1924 sonları yeni bir muhalefet partisi kurulacağını öğrenen Mustafa Kemal, bunu fırsata çevirerek ordu üzerinde ki hakimiyetini de güçlendirir. O zamanlar hem mebus, hem komutanlık görevini yürüten Paşaların ya ordudan ya da vekillikten istifa etmelerini ister. Bu durum aynı zamanda muhalif Paşaları da bir nevi sindirme politikasıdır. Bunun üzerine Fevzi Çakmak Paşa, İzzettin Paşa, Ali Hikmet Paşa, Şükrü Paşa ve Fahrettin Paşa isteği yerine getirir ve mebusluktan istifa ederler. Ancak Cevat Paşa ile Cafer Tayyar Paşa mebusluğu tercih eder. Böylece M. Kemal, ordu üzerindeki otoritesini pekiştirmiş ve yeni rejim ordusunun da temelini atmış olur.
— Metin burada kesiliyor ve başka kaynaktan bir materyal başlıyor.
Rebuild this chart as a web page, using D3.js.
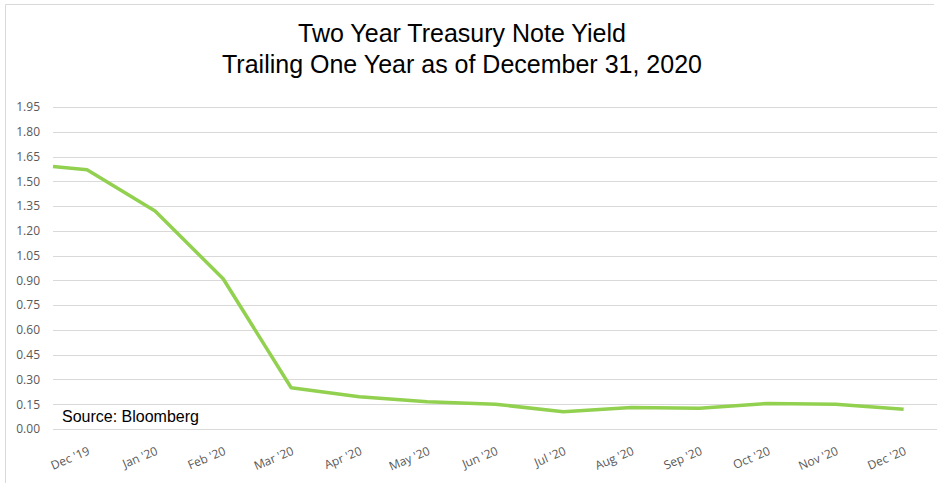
<!DOCTYPE html>
<html>
<head>
<meta charset="utf-8">
<script src="https://cdn.jsdelivr.net/npm/d3@7"></script>
<style>
  html, body { margin: 0; padding: 0; background: #fff; }
  svg { display: block; }
</style>
</head>
<body>
<svg id="chart" width="943" height="483"></svg>
<script>
// Month-end labels along the x axis
const monthLabels = ["Dec '19", "Jan '20", "Feb '20", "Mar '20", "Apr '20", "May '20", "Jun '20",
                     "Jul '20", "Aug '20", "Sep '20", "Oct '20", "Nov '20", "Dec '20"];
// Position of each observation on the month axis (0 = Dec '19); the series opens mid-December 2019
const obsIndex = [-0.5, 0, 1, 2, 3, 4, 5, 6, 7, 8, 9, 10, 11, 12];
// Two-year Treasury yield (%)
const yieldValues = [1.59, 1.57, 1.32, 0.91, 0.25, 0.195, 0.165, 0.15, 0.105, 0.13, 0.125, 0.155, 0.15, 0.12];
// Y axis ticks
const yTicks = d3.range(0, 13.5).map(i => +(i * 0.15).toFixed(2));

const titleLines = ["Two Year Treasury Note Yield", "Trailing One Year as of December 31, 2020"];
const sourceNote = "Source: Bloomberg";

const svg = d3.select("#chart");

const plot = { left: 53, right: 937, top: 107, bottom: 429 };

const x = d3.scaleLinear()
  .domain([-0.5, 12.5])
  .range([plot.left, plot.left + 13 * 68.05]);

const y = d3.scaleLinear()
  .domain([0, 1.95])
  .range([plot.bottom, plot.top]);

// Outer frame (top and left edges visible)
svg.append("path")
  .attr("d", `M5.5,483 V4.5 H934`)
  .attr("fill", "none")
  .attr("stroke", "#d9d9d9")
  .attr("stroke-width", 1);

// Title
svg.append("g")
  .selectAll("text")
  .data(titleLines)
  .join("text")
  .attr("x", 462)
  .attr("y", (d, i) => 42 + i * 31)
  .attr("text-anchor", "middle")
  .attr("font-family", "Liberation Sans, Arial, sans-serif")
  .attr("font-size", 25)
  .attr("fill", "#000")
  .text(d => d);

// Horizontal gridlines
svg.append("g")
  .selectAll("line")
  .data(yTicks)
  .join("line")
  .attr("x1", plot.left)
  .attr("x2", plot.right)
  .attr("y1", d => Math.round(y(d)) + 0.5)
  .attr("y2", d => Math.round(y(d)) + 0.5)
  .attr("stroke", "#d9d9d9")
  .attr("stroke-width", 1.2);

// Y axis labels
const yAxis = d3.axisLeft(y)
  .tickValues(yTicks)
  .tickFormat(d3.format(".2f"))
  .tickSize(0)
  .tickPadding(0);

const yG = svg.append("g")
  .attr("transform", `translate(40,0)`)
  .call(yAxis);
yG.select(".domain").remove();
yG.selectAll("text")
  .attr("font-family", "Open Sans, sans-serif")
  .attr("font-size", 12)
  .attr("fill", "#595959");

// X axis labels, rotated
const xAxis = d3.axisBottom(x)
  .tickValues(d3.range(monthLabels.length))
  .tickFormat(i => monthLabels[i])
  .tickSize(0)
  .tickPadding(0);

const xG = svg.append("g")
  .attr("transform", `translate(0,${plot.bottom})`)
  .call(xAxis);
xG.select(".domain").remove();
xG.selectAll("text")
  .attr("font-family", "Open Sans, sans-serif")
  .attr("font-size", 12)
  .attr("fill", "#595959")
  .attr("text-anchor", "end")
  .attr("dy", null)
  .attr("y", 0)
  .attr("transform", "translate(3,25) rotate(-23)");

// Yield line
const line = d3.line()
  .x((d, i) => x(obsIndex[i]))
  .y(d => y(d));

svg.append("path")
  .datum(yieldValues)
  .attr("d", line)
  .attr("fill", "none")
  .attr("stroke", "#92d050")
  .attr("stroke-width", 3.5)
  .attr("stroke-linejoin", "round")
  .attr("stroke-linecap", "butt");

// Source note
svg.append("text")
  .attr("x", 62)
  .attr("y", 422)
  .attr("font-family", "Liberation Sans, Arial, sans-serif")
  .attr("font-size", 16)
  .attr("fill", "#000")
  .text(sourceNote);
</script>
</body>
</html>
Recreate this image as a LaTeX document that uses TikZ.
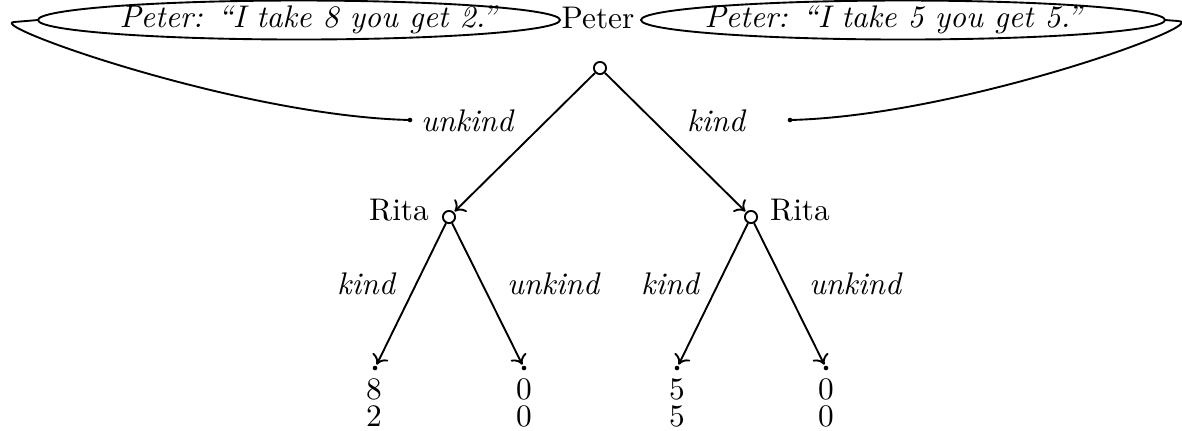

Yine 1924 sonlarına doğru Ali Fuat Cebesoy, Kazım Karabekir ve Rauf Orbay yeni bir parti kurma konusunda anlaşırlar. Cumhurbaşkanının tarafsız olması gerektiğini ve Parti başkanlığını bırakması gerektiğini ifade ederler. Zaten bunu zaman zaman dillendiriyorlardı. Mustafa Kemal’in, muhalifler arasında gerçekleştirilen toplantılar hakkında çok iyi bilgilendiğinden şüphe yoktur. Muhaliflerin adımlarını iyi takip eden ve buna göre siyasi tavrını ortaya koyan Gazi, muhafazakar bir kent olan Trabzon’a gider ve orada yaptığı konuşma da kendisinin Halk Fırkası tarafında olduğunu ve Fırka başkanlığını bırakmayacağını söyleyerek muhaliflerine göndermede bulunur. Bu arada “Trabzon halkının kendisini soğuk karşılamasının sonucu valiyi görevden alır.”[11]
Cumhuriyetin birinci yılı böylece son bulur ancak bir sonraki yıl oldukça çetin geçmeye gebedir.